Around 1982 Basic was one of the widely used languages because it was
available on lots of little PCs. I wanted to call Pop-11 Superbasic, for
marketing reasons, because it combined the best features of Basic
(interactivity) with other good things. but nobody else agreed.
I don't know what we'd have called Poplog in that case!
> ....while Poplog Pop-11 isn't available on standard Windows
> PCs and Macs (without UNIX). More on that later. Sounds to me like folks
> at Integral Solutions aren't thinking BIG. I once heard the argument that
> there really isn't a big demand for a dynamic OOP system on PCs, but
> the great interest in Dylan seems to contradict that.)
I don't know that the interest is all that great. Despite the backing of
Apple, comp.lang.dylan only has about 2.5 times as many articles as
comp.lang.pop (at least reaching here), and a lot of them are complaints
about the design.
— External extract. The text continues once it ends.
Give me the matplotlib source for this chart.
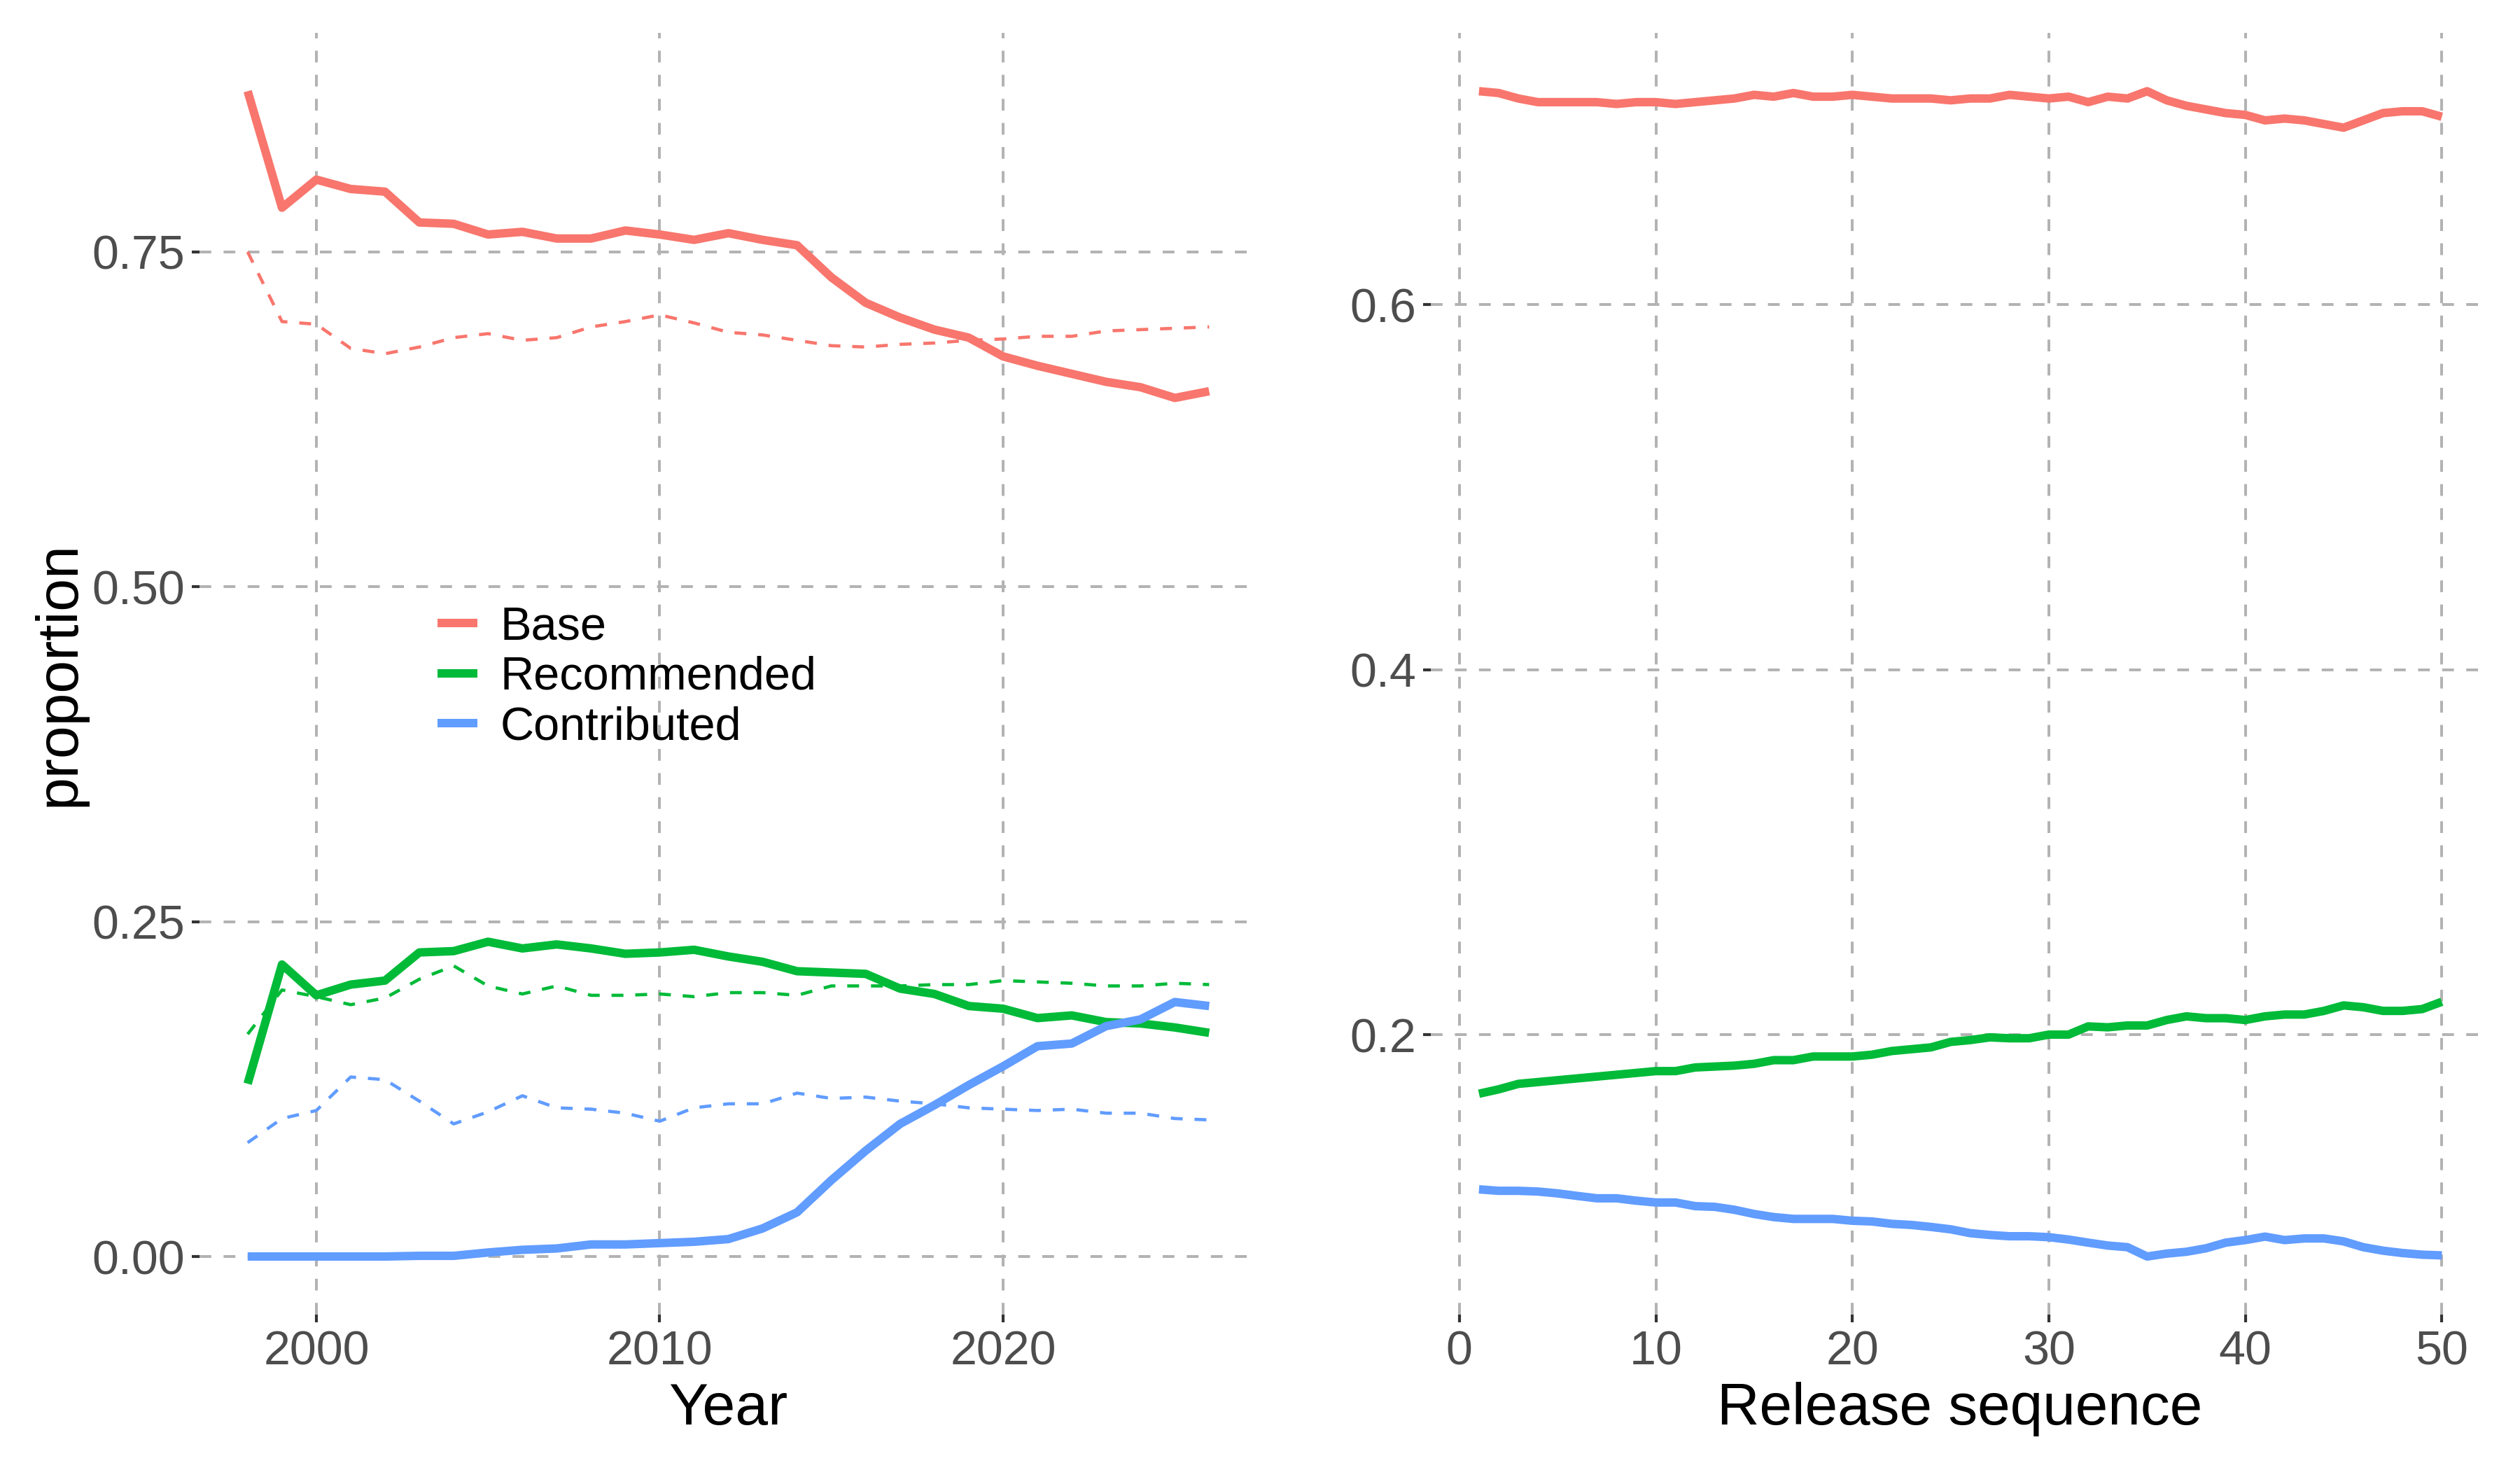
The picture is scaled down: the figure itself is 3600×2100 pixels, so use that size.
import numpy as np
import matplotlib
matplotlib.use("Agg")
import matplotlib.pyplot as plt
from matplotlib.lines import Line2D

plt.rcParams["font.family"] = ["Liberation Sans", "DejaVu Sans"]

# ---- data -------------------------------------------------------------
groups = ["Base", "Recommended", "Contributed"]
colours = ["#F8766D", "#00BA38", "#619CFF"]

years = list(range(1998, 2027))

# solid lines (left panel)
base_year = [0.870, 0.783, 0.804, 0.797, 0.795, 0.772, 0.771, 0.763, 0.765, 0.760,
             0.760, 0.766, 0.763, 0.759, 0.764, 0.759, 0.755, 0.731, 0.712, 0.701,
             0.692, 0.686, 0.672, 0.665, 0.659, 0.653, 0.649, 0.641, 0.646]
rec_year = [0.129, 0.218, 0.195, 0.203, 0.206, 0.227, 0.228, 0.235, 0.230, 0.233,
            0.230, 0.226, 0.227, 0.229, 0.224, 0.220, 0.213, 0.212, 0.211, 0.200,
            0.196, 0.187, 0.185, 0.178, 0.180, 0.175, 0.174, 0.171, 0.167]
contrib_year = [0.000, 0.000, 0.000, 0.000, 0.000, 0.0005, 0.0005, 0.003, 0.005, 0.006,
                0.009, 0.009, 0.010, 0.011, 0.013, 0.021, 0.033, 0.057, 0.079, 0.099,
                0.113, 0.128, 0.142, 0.157, 0.159, 0.172, 0.177, 0.190, 0.187]

# dashed lines (left panel)
base_year_d = [0.750, 0.698, 0.696, 0.678, 0.674, 0.679, 0.686, 0.689, 0.684, 0.686,
               0.694, 0.698, 0.703, 0.697, 0.690, 0.688, 0.684, 0.680, 0.679, 0.681,
               0.682, 0.684, 0.685, 0.687, 0.687, 0.691, 0.692, 0.693, 0.694]
rec_year_d = [0.166, 0.199, 0.194, 0.188, 0.193, 0.207, 0.217, 0.202, 0.196, 0.202,
              0.195, 0.195, 0.196, 0.194, 0.197, 0.197, 0.195, 0.202, 0.202, 0.202,
              0.203, 0.203, 0.206, 0.205, 0.204, 0.202, 0.202, 0.204, 0.203]
contrib_year_d = [0.085, 0.103, 0.109, 0.134, 0.132, 0.116, 0.099, 0.108, 0.120, 0.111,
                  0.110, 0.107, 0.101, 0.111, 0.114, 0.114, 0.122, 0.118, 0.119, 0.116,
                  0.114, 0.111, 0.110, 0.109, 0.110, 0.107, 0.107, 0.103, 0.102]

# right panel
release = list(range(1, 51))
base_rel = [0.717, 0.716, 0.713, 0.711, 0.711, 0.711, 0.711, 0.710, 0.711, 0.711,
            0.710, 0.711, 0.712, 0.713, 0.715, 0.714, 0.716, 0.714, 0.714, 0.715,
            0.714, 0.713, 0.713, 0.713, 0.712, 0.713, 0.713, 0.715, 0.714, 0.713,
            0.714, 0.711, 0.714, 0.713, 0.717, 0.712, 0.709, 0.707, 0.705, 0.704,
            0.701, 0.702, 0.701, 0.699, 0.697, 0.701, 0.705, 0.706, 0.706, 0.703]
rec_rel = [0.1676, 0.170, 0.173, 0.174, 0.175, 0.176, 0.177, 0.178, 0.179, 0.180,
           0.180, 0.182, 0.1825, 0.183, 0.184, 0.186, 0.186, 0.188, 0.188, 0.188,
           0.189, 0.191, 0.192, 0.193, 0.196, 0.197, 0.1985, 0.198, 0.198, 0.200,
           0.200, 0.2045, 0.204, 0.205, 0.205, 0.208, 0.210, 0.209, 0.209, 0.208,
           0.210, 0.211, 0.211, 0.213, 0.216, 0.215, 0.213, 0.213, 0.214, 0.218]
contrib_rel = [0.1152, 0.1144, 0.1144, 0.114, 0.113, 0.1116, 0.1103, 0.1103, 0.109, 0.108,
               0.108, 0.106, 0.1056, 0.104, 0.1017, 0.100, 0.099, 0.099, 0.099, 0.098,
               0.0976, 0.0963, 0.0957, 0.0946, 0.0933, 0.0912, 0.0902, 0.0895, 0.0895, 0.089,
               0.0877, 0.086, 0.0844, 0.0835, 0.0784, 0.080, 0.081, 0.0829, 0.086, 0.0874,
               0.0893, 0.0874, 0.0883, 0.0883, 0.0867, 0.0835, 0.0816, 0.0803, 0.0794, 0.079]

year_ticks = [2000, 2010, 2020]
prop_ticks = [0.0, 0.25, 0.5, 0.75]
prop_labels = ["0.00", "0.25", "0.50", "0.75"]
release_ticks = [0, 10, 20, 30, 40, 50]
rel_prop_ticks = [0.2, 0.4, 0.6]
rel_prop_labels = ["0.2", "0.4", "0.6"]


def expand(vals, f=0.05):
    lo, hi = min(vals), max(vals)
    d = (hi - lo) * f
    return lo - d, hi + d


def style(ax):
    for s in ax.spines.values():
        s.set_visible(False)
    ax.grid(True, color="#B3B3B3", linewidth=0.96, linestyle=(0, (4.2, 4.4)))
    ax.set_axisbelow(True)
    ax.tick_params(length=2.6, width=1.0, color="#333333", labelsize=16.4,
                   labelcolor="#4D4D4D", pad=2.4)


fig = plt.figure(figsize=(12, 7), dpi=300)
ax1 = fig.add_axes([0.0792, 0.1056, 0.4197, 0.872])
ax2 = fig.add_axes([0.5678, 0.1056, 0.4203, 0.872])

solid_year = [base_year, rec_year, contrib_year]
dashed_year = [base_year_d, rec_year_d, contrib_year_d]
solid_rel = [base_rel, rec_rel, contrib_rel]

for ys, c in zip(dashed_year, colours):
    ax1.plot(years, ys, color=c, lw=1.1, linestyle=(0, (3.7, 3.7)),
             dash_capstyle="butt", dash_joinstyle="round")
for ys, c in zip(solid_year, colours):
    ax1.plot(years, ys, color=c, lw=2.9, solid_capstyle="butt",
             solid_joinstyle="round")

for ys, c in zip(solid_rel, colours):
    ax2.plot(release, ys, color=c, lw=2.9, solid_capstyle="butt",
             solid_joinstyle="round")

ax1.set_xlim(*expand(years))
ax1.set_ylim(*expand(sum(solid_year + dashed_year, [])))
ax1.set_xticks(year_ticks)
ax1.set_yticks(prop_ticks)
ax1.set_yticklabels(prop_labels)
style(ax1)

ax2.set_xlim(*expand(release))
ax2.set_ylim(*expand(sum(solid_rel, [])))
ax2.set_xticks(release_ticks)
ax2.set_yticks(rel_prop_ticks)
ax2.set_yticklabels(rel_prop_labels)
style(ax2)

fig.text(0.2889, 0.031, "Year", ha="center", va="baseline", fontsize=20.2)
fig.text(0.7778, 0.031, "Release sequence", ha="center", va="baseline", fontsize=20.1)
fig.text(107 / 3600, 0.5414, "proportion", rotation=90, ha="center", va="baseline",
         rotation_mode="anchor", fontsize=20.2)

handles = [Line2D([], [], color=c, lw=2.9, solid_capstyle="butt") for c in colours]
fig.legend(handles, groups, loc="center left", bbox_to_anchor=(625 / 3600, 1 - 968 / 2100),
           frameon=False, fontsize=16.0, handlelength=0.86, handletextpad=0.48,
           labelspacing=0.14, borderpad=0, borderaxespad=0)

fig.savefig("out.png", dpi=300, facecolor="white")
E.g. here's a recurring theme.
Re: Why isn't Dylan syntax more like C/C++? ][ dolfi@hermes.zkm.de (Adolf Mathias)
Re: Why isn't Dylan syntax more like C/C++? ][ jeff@aiai.edinburgh.ac.uk (Jeff Dalton)
Re: Why isn't Dylan syntax more like C/C++? ][ sandvik@newton.apple.com (Kent Sandvik)
Re: why isn't dylan syntax more l ][ Mike_Rossetti@dayna.com (Mike Rossetti)
Re: Why isn't Dylan syntax more like C/C++? ][ sdm7g@elvis.med.virginia.edu ("Steven D. Majewski")
Re: Why isn't Dylan syntax more like C/C++? ][ ramapo@crestone.ssd.kodak.com (Pete Hoch x39699)
Re: why isn't dylan syntax more l ][ hall@aplcenmp.apl.jhu.edu (Marty Hall)
Re: Why isn't Dylan syntax more like C++ ][ robin@cambridge.apple.com (Robin Mair)
Re: Why isn't Dylan syntax more like C/C++? ][ tesler@taurus.apple.com
Re: Why isn't Dylan syntax more like C/C++? ][ krk@oit.itd.umich.edu (Kenneth Knight)
Much of the content of those messages is like the discussions of Lisp
syntax vs Pop syntax. I gather Dylan has moved away from Lisp syntax
recently.
But if Dylan really does take off, maybe it will be a good language for
Pop lovers to move to? (I.e. better than Lisp or Scheme?) I have not
read about it in detail so I don't know what it is really like.